You might be hard-pressed to find anyone who thinks that the 1980s were the pinnacle of car-making (or, and let’s face it, anything) but there were some highlights in this decade. In a time period marked by frankly boring economy cars (Reliant K or Ford Escort, anyone?) some cars, like the IROC-Z model Camaros stood out. The 1980s also saw the forerunners to some of today’s top car models; the Toyota Cressida, for example, was a high-end, luxury model that birthed the hefty Lexus label. And on the ultra-high end of the spectrum, the 1987 Ferrari F40 and its forerunner, the 288 GTO, are widely considered to be the best Ferraris ever made.
The 1990s saw the rise of two trends: luxury brands and the SUV. Lexus was introduced in 1992, Infiniti in 1989 (with 1990 models) and brands like BMW, Mercedes and Audi saw the highest sales figures they had ever recorded until that point. By the end of the decade, though, the Ford Explorer was one of the best-selling vehicles in the U.S. and manufacturers scrambled to introduce comparable models. At the same time, the 1990s saw the re-introduction of the Volkswagen Beetle, as well as the affordable (but still stylish) Saturn models.

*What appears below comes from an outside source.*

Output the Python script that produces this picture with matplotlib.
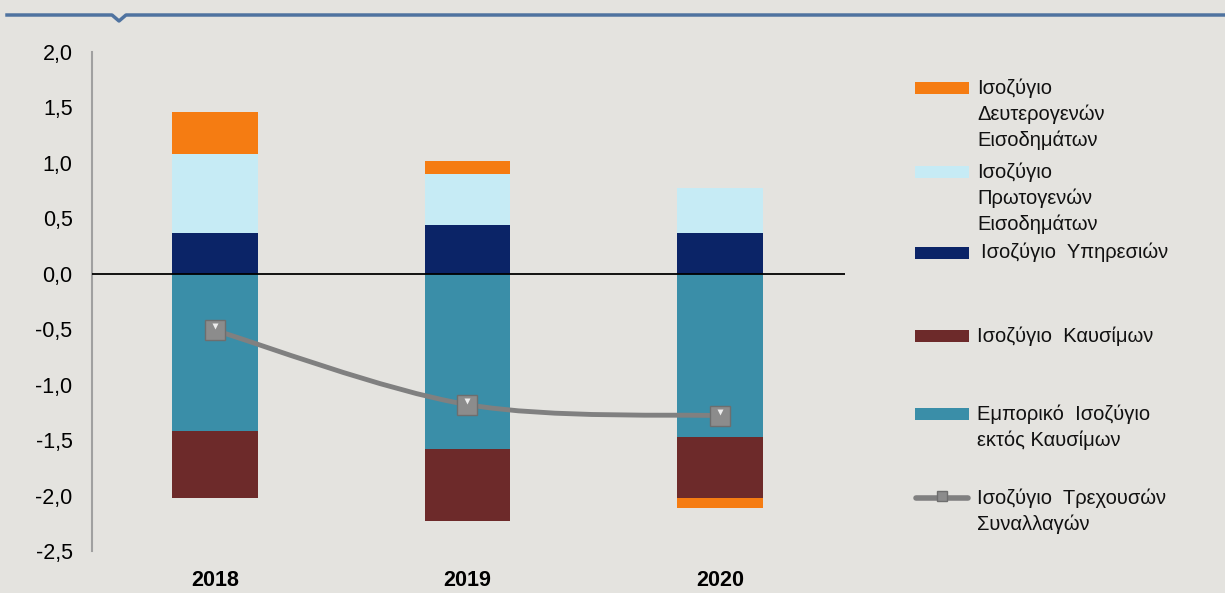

If technology is your thing, then the past decade or so is probably the most exciting time in car-making for you. From onboard computers that do everything but drive for you (some even do!) to in-car computers and tablets that let you run your life from behind the wheel, today’s cars are more technologically advanced. Fuel-efficiency and style are both important to today’s buyers; the new ideas coming from car designers are sure to thrill even the most die-hard classic car fan. For more information on the increasingly futuristic developments of such cars, just do your research on the internet and see what’s been unveiled lately.
So, what do you think? Do you like the Detroit horsepower of the 1960s or the space age systems of today’s cars? It’s all up to you; just be prepared to defend your opinion.